As more fully described in our Form 10-K for the year ended December 31, 2015, as a result of limitations over the accuracy or reliability of available historical financial information, the Company has presented financial information on its investment in these entities based on the fair value of the underlying real estate assets and estimable liabilities as of the acquisition date, as it believes this information is reliable and relevant to the users of its financial statements.

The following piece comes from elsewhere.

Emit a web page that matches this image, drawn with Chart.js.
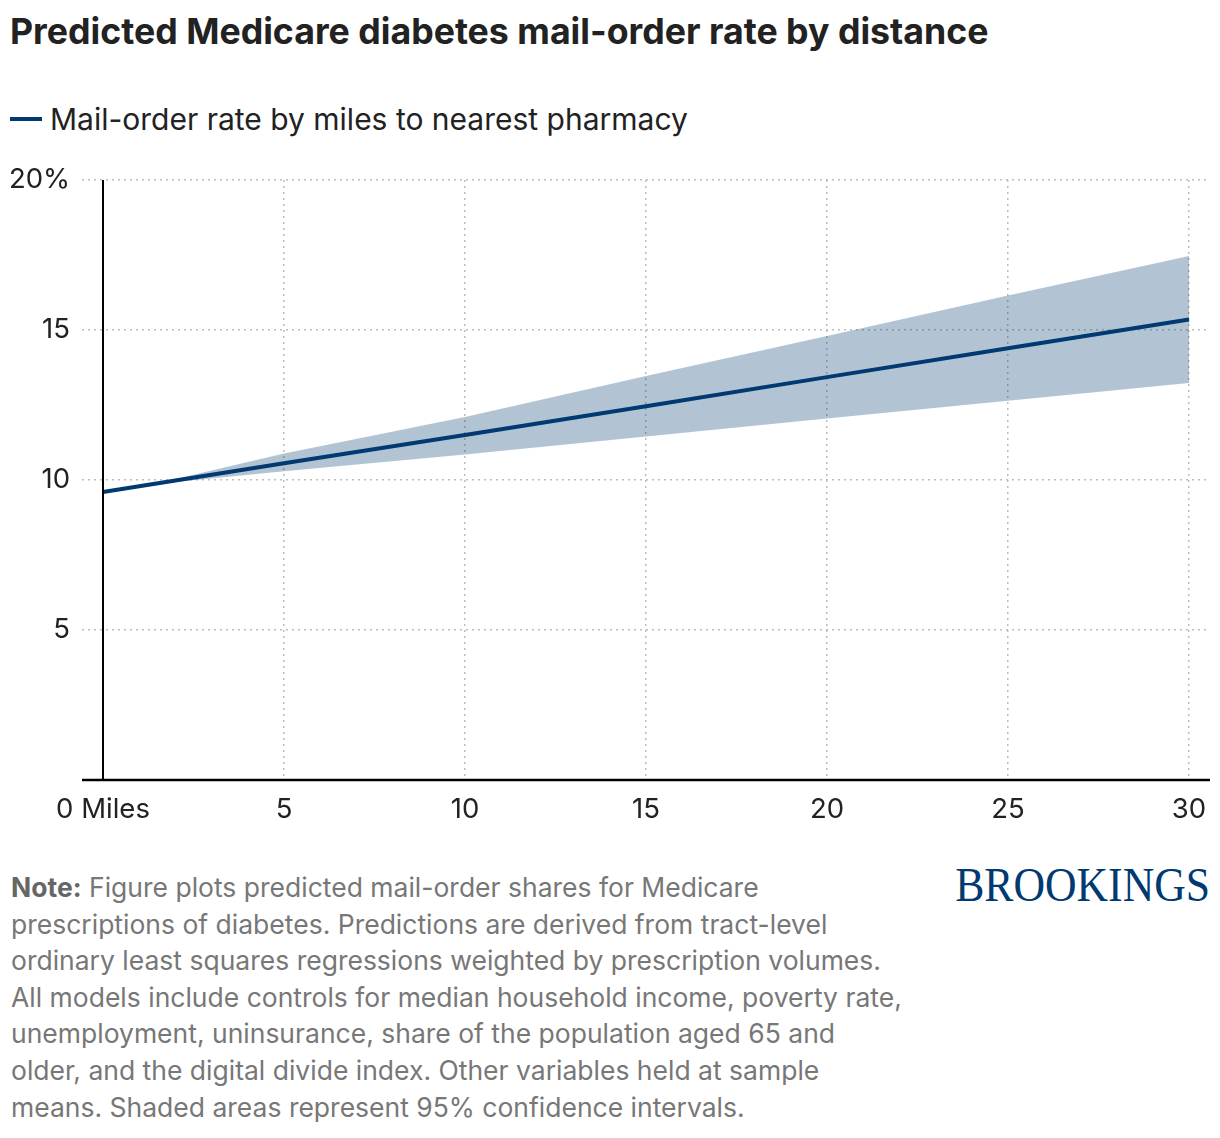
<!DOCTYPE html>
<html>
<head>
<meta charset="utf-8">
<script src="https://cdn.jsdelivr.net/npm/chart.js@4"></script>
<style>
  body { margin: 0; width: 1220px; height: 1138px; background: #fff; font-family: Inter, "Noto Sans", sans-serif; position: relative; overflow: hidden; }
  .title { position: absolute; left: 10px; top: 14px; font-size: 35.7px; line-height: 35.7px; font-weight: 700; color: #222; white-space: nowrap; }
  .legend { position: absolute; left: 10px; top: 104px; font-size: 30px; line-height: 30px; color: #222; white-space: nowrap; }
  .legend .swatch { display: inline-block; width: 32px; height: 4px; background: #003a70; vertical-align: middle; margin-right: 8px; position: relative; top: -3px; }
  #chartBox { position: absolute; left: 0; top: 150px; width: 1220px; height: 690px; }
  .note { position: absolute; left: 11px; top: 869px; font-size: 26.5px; line-height: 36.6px; color: #777; white-space: nowrap; }
  .note b { color: #666; }
  .logo { position: absolute; right: 10px; top: 857px; font-family: "Liberation Serif", "DejaVu Serif", serif; font-size: 48px; line-height: 56px; color: #003a70; transform: scaleX(0.91); transform-origin: right center; white-space: nowrap; }
</style>
</head>
<body>
<div class="title">Predicted Medicare diabetes mail-order rate by distance</div>
<div class="legend"><span class="swatch"></span>Mail-order rate by miles to nearest pharmacy</div>
<div id="chartBox"><canvas id="rateChart"></canvas></div>
<div class="note"><b>Note:</b> Figure plots predicted mail-order shares for Medicare<br>prescriptions of diabetes. Predictions are derived from tract-level<br>ordinary least squares regressions weighted by prescription volumes.<br>All models include controls for median household income, poverty rate,<br>unemployment, uninsurance, share of the population aged 65 and<br>older, and the digital divide index. Other variables held at sample<br>means. Shaded areas represent 95% confidence intervals.</div>
<div class="logo">BROOKINGS</div>

<script>
// values (percent)
const miles = [0, 2, 5, 10, 15, 20, 25, 30];
const mailOrderRate = [9.6, 9.98, 10.56, 11.5, 12.46, 13.43, 14.39, 15.35];
const upperCI = [9.65, 10.03, 10.88, 12.1, 13.47, 14.8, 16.15, 17.47];
const lowerCI = [9.55, 9.93, 10.29, 10.85, 11.45, 12.05, 12.64, 13.23];

const navy = '#003a70';
const gridGray = '#bdbdbd';

function toPoints(ys) {
    return miles.map((m, i) => ({ x: m, y: ys[i] }));
}

// solid black axis lines at x = 0 and y = 0
const axisLines = {
    id: 'axisLines',
    afterDatasetsDraw(chart) {
        const { ctx, chartArea, scales } = chart;
        const x0 = scales.x.getPixelForValue(0);
        const y0 = scales.y.getPixelForValue(0);
        ctx.save();
        ctx.strokeStyle = '#000';
        ctx.lineWidth = 2;
        ctx.beginPath();
        ctx.moveTo(x0, chartArea.top);
        ctx.lineTo(x0, y0);
        ctx.stroke();
        ctx.lineWidth = 2.5;
        ctx.beginPath();
        ctx.moveTo(chartArea.left, y0);
        ctx.lineTo(chartArea.right, y0);
        ctx.stroke();
        ctx.restore();
    }
};

document.addEventListener('DOMContentLoaded', function() {
    const ctx = document.getElementById('rateChart').getContext('2d');
    new Chart(ctx, {
        type: 'line',
        data: {
            datasets: [
                {
                    label: 'Mail-order rate by miles to nearest pharmacy',
                    data: toPoints(mailOrderRate),
                    borderColor: navy,
                    borderWidth: 4,
                    pointRadius: 0,
                    tension: 0,
                    fill: false,
                    order: 0
                },
                {
                    label: 'upper',
                    data: toPoints(upperCI),
                    borderWidth: 0,
                    borderColor: 'transparent',
                    backgroundColor: 'rgba(0, 58, 112, 0.3)',
                    pointRadius: 0,
                    tension: 0,
                    fill: '+1',
                    order: 1
                },
                {
                    label: 'lower',
                    data: toPoints(lowerCI),
                    borderWidth: 0,
                    borderColor: 'transparent',
                    pointRadius: 0,
                    tension: 0,
                    fill: false,
                    order: 1
                }
            ]
        },
        options: {
            responsive: true,
            maintainAspectRatio: false,
            animation: false,
            layout: { padding: { top: 30, right: 10, bottom: 0, left: 0 } },
            plugins: {
                legend: { display: false },
                tooltip: { enabled: false }
            },
            scales: {
                x: {
                    type: 'linear',
                    min: -0.58,
                    max: 30.58,
                    afterFit: s => { s.height = 60; },
                    ticks: {
                        stepSize: 5,
                        includeBounds: false,
                        padding: 13,
                        maxRotation: 0,
                        color: '#222',
                        font: { family: 'Inter', size: 27.5 },
                        callback: v => v === 0 ? '0 Miles' : String(v)
                    },
                    grid: {
                        drawTicks: false,
                        lineWidth: 1.5,
                        color: c => (c.tick && c.tick.value === 0) ? 'transparent' : gridGray
                    },
                    border: { display: false, dash: [2, 4] }
                },
                y: {
                    min: 0,
                    max: 20,
                    afterFit: s => { s.width = 82; },
                    ticks: {
                        stepSize: 5,
                        padding: 12,
                        color: '#222',
                        font: { family: 'Inter', size: 27.5 },
                        callback: v => v === 20 ? '20%' : (v === 0 ? '' : String(v))
                    },
                    grid: {
                        drawTicks: false,
                        lineWidth: 1.5,
                        color: c => (c.tick && c.tick.value === 0) ? 'transparent' : gridGray
                    },
                    border: { display: false, dash: [2, 4] }
                }
            }
        },
        plugins: [axisLines]
    });
});
</script>
</body>
</html>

The assets of these entities include primarily unimproved real estate and rights to develop water located in the Southwestern United States. The Company does not consolidate these entities because the Company and the other owners of equity interests in these entities share decision making abilities and have joint control over the entities, and/or because the Company does not control the activities of the entities. The Company does not have any obligation to fund the outstanding liabilities or working capital needs of these entities. The Company’s ownership interests in these entities range from 2.4% to 48.0% and, collectively, the Company’s net investment in these entities totals $3.0 million at June 30, 2016.

Summarized Financial Information of Unconsolidated Entities

The following presents summarized certain financial information of the entities in which the Company holds investments that are recorded on the equity method as of and for the quarter ended June 30, 2016 (in thousands):

 
 
June 30, 2016
Total assets
 
$
19,182

Total liabilities
 
$
927


There were no revenues and $46,000 and $0.2 million of expenses incurred by our unconsolidated entities during the three and six months ended June 30, 2016, respectively. There were no revenues or expenses incurred by our unconsolidated entities during the three and six months ended June 30, 2015.